One ruling, two interpretations
The infamous e-mail slip-up by Nationalist Party general secretary Paul Borg Olivier last year is back in the headlines after the two political parties gave different interpretations to a ruling by the Data Protection Commissioner. The case dates back...
The infamous e-mail slip-up by Nationalist Party general secretary Paul Borg Olivier last year is back in the headlines after the two political parties gave different interpretations to a ruling by the Data Protection Commissioner.

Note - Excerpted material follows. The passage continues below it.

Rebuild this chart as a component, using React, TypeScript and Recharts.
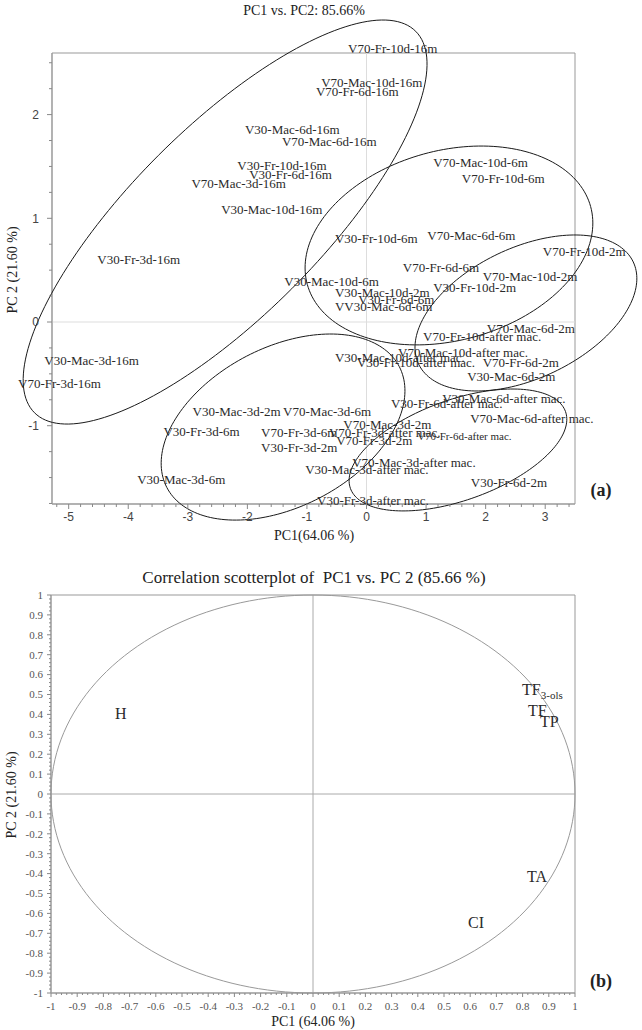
import React from "react";
import { ScatterChart, Scatter, XAxis, YAxis, ReferenceLine, ReferenceArea } from "recharts";

// score plot (a): label anchor = start of the text, on its baseline
const scores16m = [
  { name: "V70-Fr-10d-16m", pc1: -0.31, pc2: 2.59 },
  { name: "V70-Mac-10d-16m", pc1: -0.76, pc2: 2.27 },
  { name: "V70-Fr-6d-16m", pc1: -0.85, pc2: 2.18 },
  { name: "V30-Mac-6d-16m", pc1: -2.04, pc2: 1.81 },
  { name: "V70-Mac-6d-16m", pc1: -1.42, pc2: 1.7 },
  { name: "V30-Fr-10d-16m", pc1: -2.17, pc2: 1.47 },
  { name: "V30-Fr-6d-16m", pc1: -1.97, pc2: 1.38 },
  { name: "V70-Mac-3d-16m", pc1: -2.94, pc2: 1.29 },
  { name: "V30-Mac-10d-16m", pc1: -2.44, pc2: 1.04 },
  { name: "V30-Fr-3d-16m", pc1: -4.52, pc2: 0.56 },
  { name: "V30-Mac-3d-16m", pc1: -5.41, pc2: -0.41 },
  { name: "V70-Fr-3d-16m", pc1: -5.85, pc2: -0.64 },
];

const scores6m = [
  { name: "V70-Mac-10d-6m", pc1: 1.12, pc2: 1.49 },
  { name: "V70-Fr-10d-6m", pc1: 1.6, pc2: 1.34 },
  { name: "V30-Fr-10d-6m", pc1: -0.53, pc2: 0.76 },
  { name: "V70-Mac-6d-6m", pc1: 1.02, pc2: 0.79 },
  { name: "V70-Fr-6d-6m", pc1: 0.61, pc2: 0.48 },
  { name: "V30-Mac-10d-6m", pc1: -1.38, pc2: 0.35 },
  { name: "V30-Fr-6d-6m", pc1: -0.14, pc2: 0.17 },
  { name: "VV30-Mac-6d-6m", pc1: -0.53, pc2: 0.11 },
  { name: "V30-Mac-3d-6m", pc1: -3.85, pc2: -1.56 },
  { name: "V30-Fr-3d-6m", pc1: -3.41, pc2: -1.1 },
  { name: "V70-Fr-3d-6m", pc1: -1.77, pc2: -1.11 },
  { name: "V70-Mac-3d-6m", pc1: -1.4, pc2: -0.91 },
];

const scores2m = [
  { name: "V70-Fr-10d-2m", pc1: 2.96, pc2: 0.64 },
  { name: "V70-Mac-10d-2m", pc1: 1.95, pc2: 0.4 },
  { name: "V30-Fr-10d-2m", pc1: 1.12, pc2: 0.29 },
  { name: "V30-Mac-10d-2m", pc1: -0.53, pc2: 0.24 },
  { name: "V70-Mac-6d-2m", pc1: 2.02, pc2: -0.11 },
  { name: "V70-Fr-6d-2m", pc1: 1.95, pc2: -0.43 },
  { name: "V30-Mac-6d-2m", pc1: 1.69, pc2: -0.57 },
  { name: "V30-Fr-6d-2m", pc1: 1.75, pc2: -1.59 },
  { name: "V30-Mac-3d-2m", pc1: -2.92, pc2: -0.91 },
  { name: "V70-Mac-3d-2m", pc1: -0.39, pc2: -1.03 },
  { name: "V70-Fr-3d-2m", pc1: -0.51, pc2: -1.19 },
  { name: "V30-Fr-3d-2m", pc1: -1.77, pc2: -1.25 },
];

const scoresAfterMac = [
  { name: "V70-Fr-10d-after mac.", pc1: 0.95, pc2: -0.18 },
  { name: "V70-Mac-10d-after mac.", pc1: 0.53, pc2: -0.34 },
  { name: "V30-Mac-10d-after mac.", pc1: -0.53, pc2: -0.39 },
  { name: "V30-Fr-10d-after mac.", pc1: -0.16, pc2: -0.43 },
  { name: "V30-Mac-6d-after mac.", pc1: 1.27, pc2: -0.78 },
  { name: "V30-Fr-6d-after mac.", pc1: 0.41, pc2: -0.83 },
  { name: "V70-Mac-6d-after mac.", pc1: 1.74, pc2: -0.97 },
  { name: "V70-Fr-3d-after mac.", pc1: -0.63, pc2: -1.11 },
  { name: "V70-Mac-3d-after mac.", pc1: -0.24, pc2: -1.4 },
  { name: "V30-Mac-3d-after mac.", pc1: -1.03, pc2: -1.47 },
  { name: "V30-Fr-3d-after mac.", pc1: -0.83, pc2: -1.76 },
];

// printed smaller in the original figure
const scoresAfterMacSmall = [{ name: "V70-Fr-6d-after mac.", pc1: 0.85, pc2: -1.14 }];

// group ellipses: centre and two conjugate semi-axes, in PC units
const groupEllipses = [
  { group: "16m", cx: -2.374, cy: 0.964, ax: 3.2, ay: 1.839, bx: -1.119, by: 0.643 },
  { group: "6m", cx: 1.384, cy: 0.738, ax: 2.378, ay: 0.376, bx: -0.423, by: 0.882 },
  { group: "2m", cx: 2.676, cy: 0.087, ax: 1.802, ay: 0.492, bx: -0.47, by: 0.569 },
  { group: "3d", cx: -1.401, cy: -1.013, ax: 1.951, ay: 0.583, bx: -0.617, by: 0.682 },
  { group: "after mac.", cx: 1.535, cy: -1.234, ax: 1.805, ay: 0.371, bx: -0.285, by: 0.456 },
];

const scoreXTicks = [-5, -4, -3, -2, -1, 0, 1, 2, 3];
const scoreYTicks = [-1, 0, 1, 2];
const scoreXDomain = [-5.28, 3.5];
const scoreYDomain = [-1.755, 2.594];

// correlation loadings (b)
const loadings = [
  { name: "H", sub: "", pc1: -0.756, pc2: 0.379 },
  { name: "TF", sub: "3-ols", pc1: 0.798, pc2: 0.5 },
  { name: "TF", sub: "", pc1: 0.821, pc2: 0.394 },
  { name: "TP", sub: "", pc1: 0.866, pc2: 0.339 },
  { name: "TA", sub: "", pc1: 0.817, pc2: -0.44 },
  { name: "CI", sub: "", pc1: 0.592, pc2: -0.671 },
];

const unitCircle = [{ cx: 0, cy: 0, ax: 1, ay: 0, bx: 0, by: 1 }];

const loadTicks = [-1, -0.9, -0.8, -0.7, -0.6, -0.5, -0.4, -0.3, -0.2, -0.1, 0, 0.1, 0.2, 0.3, 0.4, 0.5, 0.6, 0.7, 0.8, 0.9, 1];

const SERIF = "'Liberation Serif', 'DejaVu Serif', serif";
const SANS = "'Liberation Sans', Arial, sans-serif";

function outline(e: any) {
  const n = 180;
  return Array.from({ length: n + 1 }, (_, i) => {
    const t = (i / n) * Math.PI * 2;
    return {
      pc1: e.cx + e.ax * Math.cos(t) + e.bx * Math.sin(t),
      pc2: e.cy + e.ay * Math.cos(t) + e.by * Math.sin(t),
    };
  });
}

function withMinor(majors: number[], from: number, to: number, step: number) {
  const out = [...majors];
  for (let v = from; v <= to + 1e-9; v += step) {
    const r = Math.round(v * 1000) / 1000;
    if (!majors.some((m) => Math.abs(m - r) < 1e-6)) out.push(r);
  }
  return out.sort((a, b) => a - b);
}

function AxisTick(props: any) {
  const { x, y, payload, side, majors, majorLen, minorLen, gap, font, size, color } = props;
  const v = payload.value;
  const major = majors.some((m: number) => Math.abs(m - v) < 1e-6);
  const len = major ? majorLen : minorLen;
  if (side === "left") {
    return (
      <g>
        <line x1={x} x2={x - len} y1={y} y2={y} stroke="#888" />
        {major && (
          <text x={x - gap} y={y} dy="0.35em" textAnchor="end" fontFamily={font} fontSize={size} fill={color}>
            {String(v)}
          </text>
        )}
      </g>
    );
  }
  return (
    <g>
      <line x1={x} x2={x} y1={y} y2={y + len} stroke="#888" />
      {major && (
        <text x={x} y={y + gap} dy="0.71em" textAnchor="middle" fontFamily={font} fontSize={size} fill={color}>
          {String(v)}
        </text>
      )}
    </g>
  );
}

const Blank = () => <g />;

const ScoreText = (p: any) => (
  <text x={p.cx} y={p.cy} fontFamily={SERIF} fontSize={13} fill="#2a2a2a">
    {p.payload.name}
  </text>
);

const SmallScoreText = (p: any) => (
  <text x={p.cx} y={p.cy} fontFamily={SERIF} fontSize={11} fill="#2a2a2a">
    {p.payload.name}
  </text>
);

const LoadingText = (p: any) => (
  <text x={p.cx} y={p.cy} fontFamily={SERIF} fontSize={16} fill="#2a2a2a">
    {p.payload.name}
    {p.payload.sub && (
      <tspan fontSize={11} dy={4}>
        {p.payload.sub}
      </tspan>
    )}
  </text>
);

function Caption({ x, y, size, children, rotate, bold }: any) {
  return (
    <div
      style={{
        position: "absolute",
        left: x,
        top: y,
        transform: `translate(-50%, -50%)${rotate ? " rotate(-90deg)" : ""}`,
        fontFamily: SERIF,
        fontSize: size,
        fontWeight: bold ? "bold" : "normal",
        color: "#222",
        whiteSpace: "pre",
        lineHeight: 1,
      }}
    >
      {children}
    </div>
  );
}

export default function App() {
  const allScores = [...scores16m, ...scores6m, ...scores2m, ...scoresAfterMac];
  const sxTicks = withMinor(scoreXTicks, -5.2, 3.4, 0.2);
  const syTicks = withMinor(scoreYTicks, -1.75, 2.5, 0.25);
  const lTicks = withMinor(loadTicks, -1, 1, 0.02);

  return (
    <div style={{ position: "absolute", left: 0, top: 0, width: 642, height: 1030, background: "#fff" }}>
      <style>{".pca [clip-path]{clip-path:none !important}"}</style>

      {/* (a) scores */}
      <div className="pca" style={{ position: "absolute", left: 0, top: 0 }}>
        <ScatterChart width={642} height={545} margin={{ top: 53, right: 67, bottom: 11, left: 12 }}>
          <XAxis
            type="number"
            dataKey="pc1"
            domain={scoreXDomain}
            allowDataOverflow
            ticks={sxTicks}
            interval={0}
            height={30}
            tickSize={0}
            tickMargin={0}
            tickLine={false}
            axisLine={{ stroke: "#999" }}
            tick={<AxisTick side="bottom" majors={scoreXTicks} majorLen={5} minorLen={3} gap={8} font={SANS} size={12} color="#444" />}
          />
          <YAxis
            type="number"
            dataKey="pc2"
            domain={scoreYDomain}
            allowDataOverflow
            ticks={syTicks}
            interval={0}
            width={40}
            tickSize={0}
            tickMargin={0}
            tickLine={false}
            axisLine={{ stroke: "#999" }}
            tick={<AxisTick side="left" majors={scoreYTicks} majorLen={5} minorLen={3} gap={13} font={SANS} size={12} color="#444" />}
          />
          <ReferenceLine x={0} stroke="#ddd" />
          <ReferenceLine y={0} stroke="#ddd" />
          <ReferenceArea
            x1={scoreXDomain[0]}
            x2={scoreXDomain[1]}
            y1={scoreYDomain[0]}
            y2={scoreYDomain[1]}
            fill="none"
            fillOpacity={0}
            stroke="#999"
          />
          {groupEllipses.map((e) => (
            <Scatter
              key={e.group}
              data={outline(e)}
              line={{ stroke: "#1a1a1a", strokeWidth: 1 }}
              lineType="joint"
              shape={<Blank />}
              isAnimationActive={false}
            />
          ))}
          <Scatter data={allScores} shape={<ScoreText />} isAnimationActive={false} />
          <Scatter data={scoresAfterMacSmall} shape={<SmallScoreText />} isAnimationActive={false} />
        </ScatterChart>
      </div>

      <Caption x={304} y={11} size={14}>PC1 vs. PC2: 85.66%</Caption>
      <Caption x={314} y={536} size={14}>PC1(64.06 %)</Caption>
      <Caption x={13} y={270} size={14} rotate>PC 2 (21.60 %)</Caption>
      <Caption x={601} y={490} size={18} bold>(a)</Caption>

      {/* (b) correlation loadings */}
      <div className="pca" style={{ position: "absolute", left: 0, top: 545 }}>
        <ScatterChart width={642} height={485} margin={{ top: 50, right: 67, bottom: 17, left: 11 }}>
          <XAxis
            type="number"
            dataKey="pc1"
            domain={[-1, 1]}
            allowDataOverflow
            ticks={lTicks}
            interval={0}
            height={20}
            tickSize={0}
            tickMargin={0}
            tickLine={false}
            axisLine={{ stroke: "#999" }}
            tick={<AxisTick side="bottom" majors={loadTicks} majorLen={4} minorLen={2} gap={9} font={SERIF} size={11} color="#555" />}
          />
          <YAxis
            type="number"
            dataKey="pc2"
            domain={[-1, 1]}
            allowDataOverflow
            ticks={lTicks}
            interval={0}
            width={40}
            tickSize={0}
            tickMargin={0}
            tickLine={false}
            axisLine={{ stroke: "#999" }}
            tick={<AxisTick side="left" majors={loadTicks} majorLen={4} minorLen={2} gap={8} font={SERIF} size={11} color="#555" />}
          />
          <ReferenceLine x={0} stroke="#aaa" />
          <ReferenceLine y={0} stroke="#aaa" />
          <ReferenceArea x1={-1} x2={1} y1={-1} y2={1} fill="none" fillOpacity={0} stroke="#999" />
          {unitCircle.map((c, i) => (
            <Scatter
              key={i}
              data={outline(c)}
              line={{ stroke: "#999", strokeWidth: 1 }}
              lineType="joint"
              shape={<Blank />}
              isAnimationActive={false}
            />
          ))}
          <Scatter data={loadings} shape={<LoadingText />} isAnimationActive={false} />
        </ScatterChart>
      </div>

      <Caption x={314} y={577} size={17}>Correlation scotterplot of  PC1 vs. PC 2 (85.66 %)</Caption>
      <Caption x={313} y={1022} size={14}>PC1 (64.06 %)</Caption>
      <Caption x={12} y={795} size={14} rotate>PC 2 (21.60 %)</Caption>
      <Caption x={601} y={981} size={18} bold>(b)</Caption>
    </div>
  );
}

The case dates back to last year when Dr Borg Olivier sent an e-mail to Cabinet ministers and mistakenly copied former Labour general secretary Jason Micallef, instead of Parliamentary Secretary Jason Azzopardi. In it he had proposed a data-sharing mechanism but Labour had insisted this was spying on the public and blurring the lines between the party and the government and called on the commissioner to investigate.
The PN said the commissioner dismissed allegations by Labour leader Joseph Muscat that Dr Borg Olivier breached the law when he asked Cabinet ministers to forward personal details on complainants.
The commissioner's investigations, the PN said, led him to conclude that under no circumstances had there been any processing of personal data and, therefore, the data protection law had not been violated.
The PN said the commissioner's decision shattered months of mud-slinging and deceptive attacks by Dr Muscat and the PL against Dr Borg Olivier and officials of the Office of the Prime Minister.
But, Labour insisted that had it not revealed a web of spying, there would, in the words of the commissioner, have been "serious consequences" on the right to privacy of people whose personal information would have been divulged.
It noted that the commissioner said: "For these reasons, the general secretary of the Nationalist Party is being warned that his request, had it been implemented, would have had serious consequences on the right to privacy of the individuals about whom personal information would have been issued."